Tom Volpe is a single dad working multiple jobs while struggling to raise his headstrong daughter, Lyla. His road has been lonely, long, and hard, but he finally starts to relax after Lyla earns a scholarship to Windsor Academy, Nashville’s most prestigious private school.
Amid so much wealth and privilege, Lyla doesn’t always fit in—and her overprotective father doesn’t help—but in most ways, she’s a typical teenaged girl, happy and thriving.
Then, one photograph, snapped in a drunken moment at a party, changes everything. As the image spreads like wildfire, the Windsor community is instantly polarized, buzzing with controversy and assigning blame.
At the heart of the lies and scandal, Tom, Nina, and Lyla are forced together—all questioning their closest relationships, asking who they really are, and searching for the courage to live a life of true meaning.
Let’s learn a little more about Emily Giffin! Find out who she idolizes (and with whom she has since become friends), what she wishes she could do that she cannot, and the surprising thing she doesn’t ever do.
Kimmery Martin: Where do you love to be?
Emily Giffin: On my back porch, reading a good book with my dog Dolly at my feet, while my kids swim in the pool.
KM: Which talent do you wish you had?
EG: This is random since I don’t play tennis at all, but I’ve always wished I could be an amazing tennis player. Serena Williams is an absolute queen.
KM: When you were a teenager, what did you think you’d be when you grew up?
EG: A sports writer, but I imagined writing a novel on the side.
KM: Share one quirk you have that most people don’t know about.
EG: I hate driving and don’t drive on highways.
KM: What is the best perk of your job?
EG: The complete freedom when it comes to my schedule. That and free, advance copies of books from my publisher and other authors.
KM: Have you ever met someone you idolized? What was it like?
EG: Yes. Van Jones. I convinced his publicist to send him to Atlanta so I could moderate an event for his book tour. He was amazing, and we have since become friends.
Emily Giffin, a Chicago native, graduated summa cum laude from Wake Forest University and the University of Virginia School of Law. After law school, she moved to Manhattan and practiced litigation at a large firm for several years while she paid back her school loans, wrote a novel in her very limited spare time, and dreamed of becoming a writer.
Despite the rejection of her first manuscript, Giffin persisted, retiring from the legal profession and moving to London to pursue her dreams full time.
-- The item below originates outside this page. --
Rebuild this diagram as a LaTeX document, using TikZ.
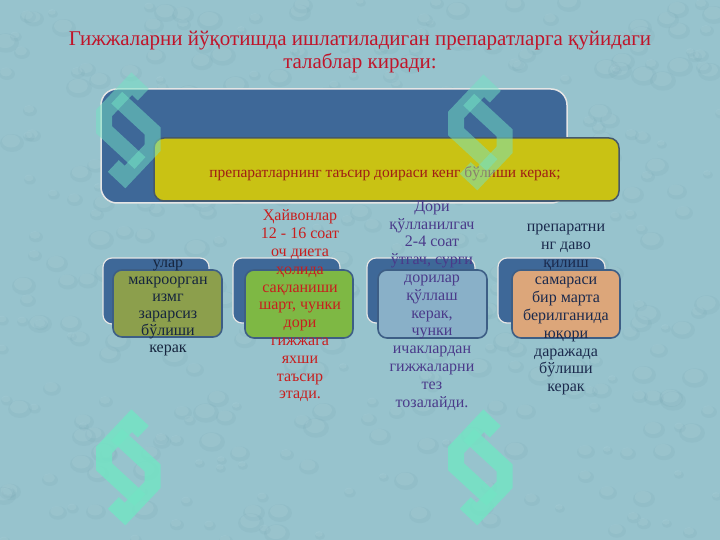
\documentclass[tikz,border=0pt]{standalone}
\usepackage{fontspec}
\setmainfont{Liberation Serif}
\definecolor{bgc}{HTML}{97C3CD}
\definecolor{dropl}{HTML}{C4E2E8}
\definecolor{dropd}{HTML}{6F9EAC}
\definecolor{boxblue}{HTML}{3E6898}
\definecolor{boxyellow}{HTML}{C9C214}
\definecolor{yedge}{HTML}{46586A}
\definecolor{fedge}{HTML}{3D5E85}
\definecolor{fgreenA}{HTML}{8C9F4C}
\definecolor{fgreenB}{HTML}{7EB844}
\definecolor{fblue}{HTML}{89B0C8}
\definecolor{fpeach}{HTML}{DCA67A}
\definecolor{titlered}{HTML}{C0142A}
\definecolor{yred}{HTML}{A01E14}
\definecolor{tnavy}{HTML}{16253E}
\definecolor{tred}{HTML}{C81E1E}
\definecolor{tpurple}{HTML}{4A3A8A}
\definecolor{tnavyb}{HTML}{1B2A4D}
\definecolor{symc}{HTML}{74E3C4}
\tikzset{
  bluebox/.style={fill=boxblue, draw=white!80!gray, line width=1.5pt, rounded corners=16pt},
  yellowbox/.style={fill=boxyellow, draw=yedge, line width=1.5pt, rounded corners=10pt},
  backbox/.style={fill=boxblue, draw=white!80!gray, line width=1.2pt, rounded corners=9pt},
  frontbox/.style={draw=fedge, line width=1.6pt, rounded corners=9pt},
  coltext/.style={align=center, font=\fontsize{16}{17.8}\selectfont},
  symband/.style={draw=symc, line width=16pt, line cap=butt, line join=miter},
}
\newcommand\secsym[3]{%
  \begin{scope}[shift={(#1,#2)}, opacity=#3]
    \draw[symband] (48.3,16.7) -- (36.7,5.7) -- (9,35) -- (9,51.7) -- (45,85);
    \draw[symband] (21.7,19.7) -- (57.7,53) -- (57.7,69.7) -- (30,99) -- (18.3,88);
  \end{scope}}
\begin{document}
\begin{tikzpicture}[x=1pt,y=-1pt]
\useasboundingbox (0,0) rectangle (720,540);
\fill[bgc] (0,0) rectangle (720,540);
% droplet texture
\pgfmathsetseed{7}
\foreach \i in {1,...,380}{
  \pgfmathsetmacro\xx{random(0,720)}
  \pgfmathsetmacro\yy{random(0,540)}
  \pgfmathsetmacro\rr{random(5,13)}
  \fill[dropd, opacity=0.12] (\xx+1,\yy+2) ellipse ({\rr pt} and {0.75*\rr pt});
  \fill[dropl, opacity=0.14] (\xx,\yy) ellipse ({0.75*\rr pt} and {0.55*\rr pt});
}
% title
\node[align=center, text=titlered, font=\fontsize{21}{23}\selectfont] (title) at (360,52.5)
  {Гижжаларни йўқотишда ишлатиладиган препаратларга қуйидаги\\талаблар киради:};
% top boxes
\draw[bluebox] (101,89) rectangle (567,203);
\draw[yellowbox] (154,138) rectangle (619,201);
\node[text=yred, font=\fontsize{15.5}{18}\selectfont] (main) at (385,174)
  {препаратларнинг таъсир доираси кенг бўлиши керак;};
% lower boxes
\draw[backbox] (103,258) rectangle (209,324);
\draw[frontbox, fill=fgreenA] (113,270) rectangle (222,337);
\draw[backbox] (233,258) rectangle (340,323);
\draw[frontbox, fill=fgreenB] (245,270) rectangle (353,338);
\draw[backbox] (367,258) rectangle (475,323);
\draw[frontbox, fill=fblue] (378,270) rectangle (487,338);
\draw[backbox] (498,258) rectangle (605,323);
\draw[frontbox, fill=fpeach] (512,270) rectangle (620,338);
% texts
\node[coltext, text=tnavy, font=\fontsize{16}{17}\selectfont] (c1) at (168,308)
  {улар\\макроорган\\измг\\зарарсиз\\бўлиши\\керак};
\node[coltext, text=tred] (c2) at (300,306)
  {Ҳайвонлар\\12 - 16 соат\\оч диета\\ҳолида\\сақланиши\\шарт, чунки\\дори\\гижжага\\яхши\\таъсир\\этади.};
\node[coltext, text=tpurple] (c3) at (432,305.5)
  {Дори\\қўлланилгач\\2-4 соат\\ўтгач, сурги\\дорилар\\қўллаш\\керак,\\чунки\\ичаклардан\\гижжаларни\\тез\\тозалайди.};
\node[coltext, text=tnavyb] (c4) at (566,309.5)
  {препаратни\\нг даво\\қилиш\\самараси\\бир марта\\берилганида\\юқори\\даражада\\бўлиши\\керак};
% section symbols
\secsym{95}{78}{0.5}
\secsym{447}{80}{0.5}
\secsym{95}{415}{0.85}
\secsym{447}{415}{0.85}
\end{tikzpicture}
\end{document}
It was there that she began writing Something Borrowed (2004), a story of a young woman who, upon turning thirty, finally learned to take a risk and follow her heart. One year later, Giffin’s own gamble paid off, as she completed her manuscript, landed an agent and signed a two-book deal on both sides of the Atlantic. The following summer, Something Borrowed, hailed as a “heartbreakingly honest debut” with “dead-on dialogue, real-life complexity and genuine warmth,” became a surprise sensation, and Giffin vowed never to practice law again.
Dubbed a “modern day Jane Austen” (Vanity Fair) and a “dependably down-to-earth storyteller” (New York Times), Giffin has penned six New York Times bestsellers, Something Blue (2005), Baby Proof (2006), Love the One You’re With (2008), Heart of the Matter (2010), Where We Belong (2012), The One & Only (2014) and First Comes Love (2016). Her eight novels, all filled with endearingly flawed characters and emotional complexity, have resonated deeply with both critics and readers around the world, achieving bestseller status in a number of countries, including the United States (#1), Canada (#1), United Kingdom, France, Brazil and Poland (#1). The books have been translated into thirty-one languages, with over eleven million copies sold worldwide. In addition, five of her novels have been optioned for the big screen and are in various stages of development. The first, Something Borrowed, hit theaters in May 2011, starring Kate Hudson, Ginnifer Goodwin and John Krasinski.
Giffin now resides with her husband and three young children in Atlanta. Her ninth novel, All We Ever Wanted, was released on June 26, 2018.